Even for those of us who imagine ourselves in the “peace business” there is a fair bit of explaining to do.  We have tried our level-best in many instances, but our best “does not always answer” the questions and concerns which the world anxiously poses. To some degree, we seem to have achieved little more than putting disasters “on hold, “ a modest sign of success to be sure, but one which seems at times akin to ensuring a ready supply of umbrellas as a tornado approaches. 

In the institution of the UN where we routinely make our case for effective policy and the human values needed to sustain it, there often seems to be a fair amount of measuring success by putting looming disasters on hold, in part as a legitimate effort to buy time to see if a more sustainable solution to disaster threats can be negotiated and implemented, in part as what seems to be a not-always-subtle maneuver to kick problems down the road in the hope that another generation can rise above the consequences of their elder’s follies.

That said, there were some good and hopeful signs emanating from the UN this week, including a supportive, “fingers-crossed” Security Council Arria session on the peace process in Afghanistan; an adopted General Assembly resolution on a death-penalty moratorium that continues to gain traction and another GA session on reforming the Security Council; an event on how the medium of radio can both inflame atrocity crimes and promote social reconstruction; and a joint meeting of the Economic and Social Council and the Peacebuilding Commission that promises more coordinated responses to the diverse, “root causes” of armed conflict. In addition, although the UN does not insist on specific forms of governance from its member states, there was much timely and welcome scrutiny and active promotion of democracy this week with International IDEA at the controls.

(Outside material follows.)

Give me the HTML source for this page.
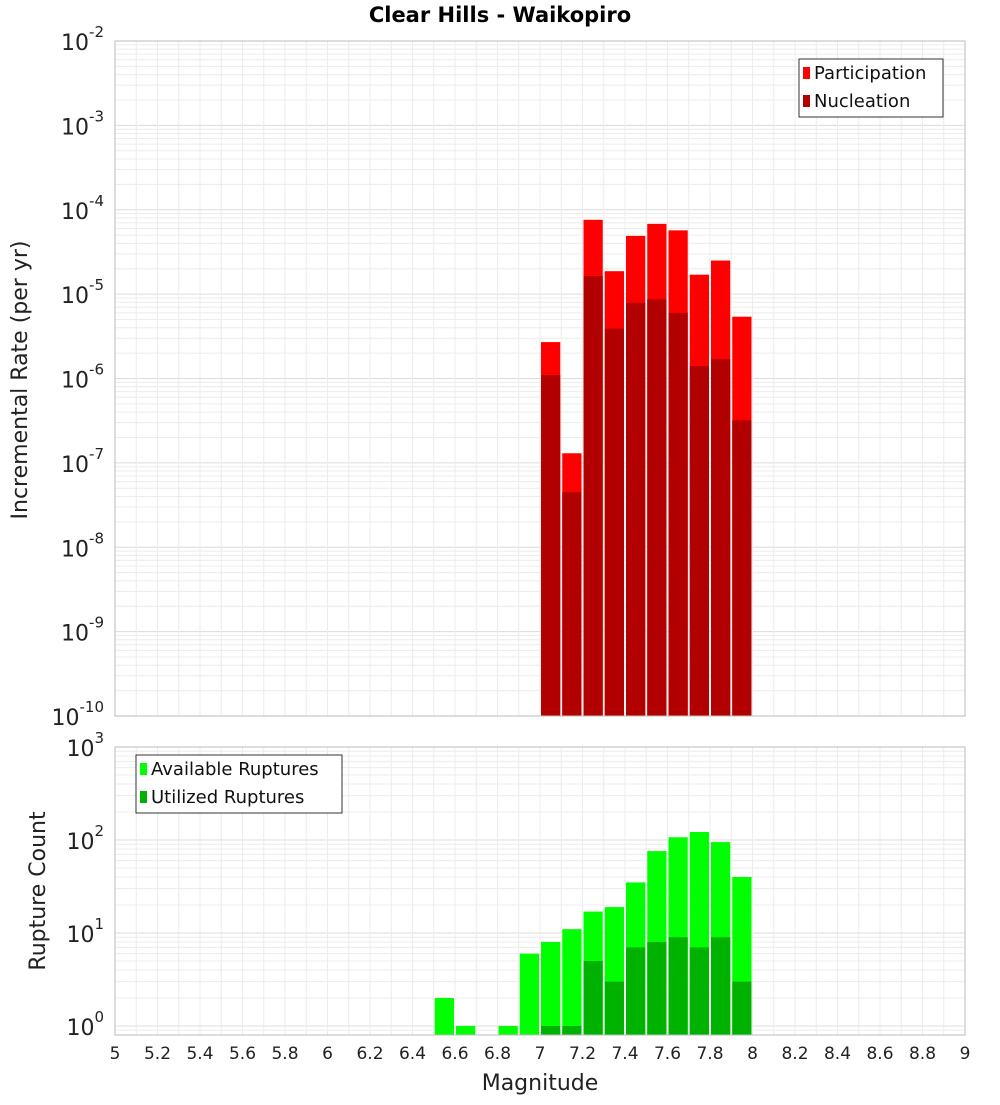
<!DOCTYPE html>
<html><head><meta charset="utf-8"><style>
body{margin:0;background:#fff;font-family:"Liberation Sans","DejaVu Sans",sans-serif}
svg text{font-family:"DejaVu Sans","Liberation Sans",sans-serif}
</style></head><body>
<svg id="c" width="1000" height="1100" xmlns="http://www.w3.org/2000/svg">
<text x="500" y="22" text-anchor="middle" font-size="21" font-weight="bold">Clear Hills - Waikopiro</text>
</svg>
<script>
const binCenters=[6.55,6.65,6.85,6.95,7.05,7.15,7.25,7.35,7.45,7.55,7.65,7.75,7.85,7.95];
const topBins=[7.05,7.15,7.25,7.35,7.45,7.55,7.65,7.75,7.85,7.95];
const participation=[2.7e-6,1.3e-7,7.6e-5,1.87e-5,4.9e-5,6.8e-5,5.7e-5,1.7e-5,2.5e-5,5.4e-6];
const nucleation=[1.1e-6,4.5e-8,1.64e-5,3.9e-6,7.9e-6,8.7e-6,6e-6,1.4e-6,1.7e-6,3.2e-7];
const available=[2,1,1,6,8,11,17,19,35,76,107,122,95,40];
const utilized=[0,0,0,0,1,1,5,3,7,8,9,7,9,3];
const xTicks=[5,5.2,5.4,5.6,5.8,6,6.2,6.4,6.6,6.8,7,7.2,7.4,7.6,7.8,8,8.2,8.4,8.6,8.8,9];
const topExps=[-2,-3,-4,-5,-6,-7,-8,-9,-10];
const botExps=[3,2,1,0];

const NS="http://www.w3.org/2000/svg";
const svg=document.getElementById('c');
function mk(t,a,p){const e=document.createElementNS(NS,t);for(const k in a)e.setAttribute(k,a[k]);(p||svg).appendChild(e);return e;}
const X0=115,X1=965;
const x=m=>X0+(m-5)/4*(X1-X0);
const T0=41,T1=716;
const yTop=v=>T0+(-2-Math.log10(v))*(T1-T0)/8;
const B0=747,B1=1035,BD=93;
const yBot=v=>1026-Math.log10(v)*BD;

function grid(y0,y1,lo,hi,yf){
  const g=mk('g',{});
  
  
  for(let e=lo;e<hi;e++)for(let k=1;k<10;k++){const yy=yf(k*Math.pow(10,e));if(yy<y0-0.1||yy>y1+0.1)continue;
    mk('line',{x1:X0,x2:X1,y1:yy,y2:yy,stroke:k==1?'#dcdcdc':'#ececec','stroke-width':1},g);}
  xTicks.forEach(t=>{for(let s=0;s<2;s++){const xx=x(t+s*0.1);if(xx>X1)continue;mk('line',{x1:xx,x2:xx,y1:y0,y2:y1,stroke:'#ececec','stroke-width':1},g);}});
}
grid(T0,T1,-10,-1,yTop);
grid(B0,B1,-1,3,yBot);

const bw=x(5.1)-x(5)-2;
function bars(centers,vals,yf,base,color,name){
  centers.forEach((c,i)=>{const v=vals[i];if(!v)return;const yy=Math.max(yf(v),0);
    const r=mk('rect',{x:x(c-0.05)+1,y:yy,width:bw,height:base-yy,fill:color});
    
    });
}
bars(topBins,participation,yTop,T1,'#ff0000','participation-bar');
bars(topBins,nucleation,yTop,T1,'#b20000','nucleation-bar');
bars(binCenters,available,yBot,B1,'#00ff00','available-bar');
bars(binCenters,utilized,yBot,B1,'#00b200','utilized-bar');

mk('rect',{x:X0,y:T0,width:X1-X0,height:T1-T0,fill:'none',stroke:'#bbb'});
mk('rect',{x:X0,y:B0,width:X1-X0,height:B1-B0,fill:'none',stroke:'#bbb'});

function ylab(yy,e,name){
  const t=mk('text',{x:104,y:yy+9,'text-anchor':'end','font-size':22,fill:'#222'});
  
  
  t.textContent='10';
  const s=mk('tspan',{dy:-13,'font-size':15},t);s.textContent=String(e);
}
topExps.forEach(e=>ylab(yTop(Math.pow(10,e)),e,'y-tick-label'));
botExps.forEach(e=>ylab(yBot(Math.pow(10,e)),e,'y2-tick-label'));

xTicks.forEach(t=>{const tx=mk('text',{x:x(t),y:1059,'text-anchor':'middle','font-size':17,fill:'#222'});
  
  
  tx.textContent=String(t);});

let at=mk('text',{x:540,y:1090,'text-anchor':'middle','font-size':22,fill:'#222'});
at.textContent='Magnitude';
at=mk('text',{x:0,y:0,'text-anchor':'middle','font-size':22,fill:'#222',transform:'translate(27,380) rotate(-90)'});
at.textContent='Incremental Rate (per yr)';
at=mk('text',{x:0,y:0,'text-anchor':'middle','font-size':22,fill:'#222',transform:'translate(45,891) rotate(-90)'});
at.textContent='Rupture Count';

function legend(lx,ly,w,items,name){
  const g=mk('g',{});
  
  
  mk('rect',{x:lx,y:ly,width:w,height:58,fill:'#fff',stroke:'#333'},g);
  items.forEach((it,i)=>{mk('rect',{x:lx+4,y:ly+8+i*28,width:7,height:12,fill:it[1]},g);
    const t=mk('text',{x:lx+15,y:ly+20+i*28,'font-size':18,fill:'#111'},g);t.textContent=it[0];});
}
legend(799,59,144,[['Participation','#ff0000'],['Nucleation','#b20000']],'legend-top');
legend(136,755,206,[['Available Ruptures','#00ff00'],['Utilized Ruptures','#00b200']],'legend-bottom');
</script>
</body></html>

Friday was also World Children’s Day, a time to reflect on the many promises made to our children which still remain elusive. Despite often herculean efforts by child advocates, children are leaving behind educational opportunity and re-entering a dangerous workforce across parts of Africa and Latin American due to the spread of the pandemic. Some children in Syria and Libya spend more time dodging bombs and landmines than balls on the playground. Children in places like Yemen are being deliberately starved to such a degree that their full functionality as adults will be severely impaired even if they mange to survive the current onslaught. Children are being displaced, then trafficked, then abused in the major cities of the so-called “civilized world.”

And then there is that image of the Cameroon boy that I simply cannot put out of my waking mind. His unimaginable misery does not in any way make me ‘’feel better” about my own life; if anything it encourages a toxic temptation to avert my gaze, to “talk about the weather” or other matters both banal and distracting. But I and others can surely recognize that as anxious as many of us are, as frayed around the edges as we now admit to being, the need to stay the course on policy attentiveness and practical concern remains acute. Thus my own Thanksgiving prayer this year is to appreciate others in larger measure, to offer more of what is left in me to give, and to hold on tight to my portion of our collective focus.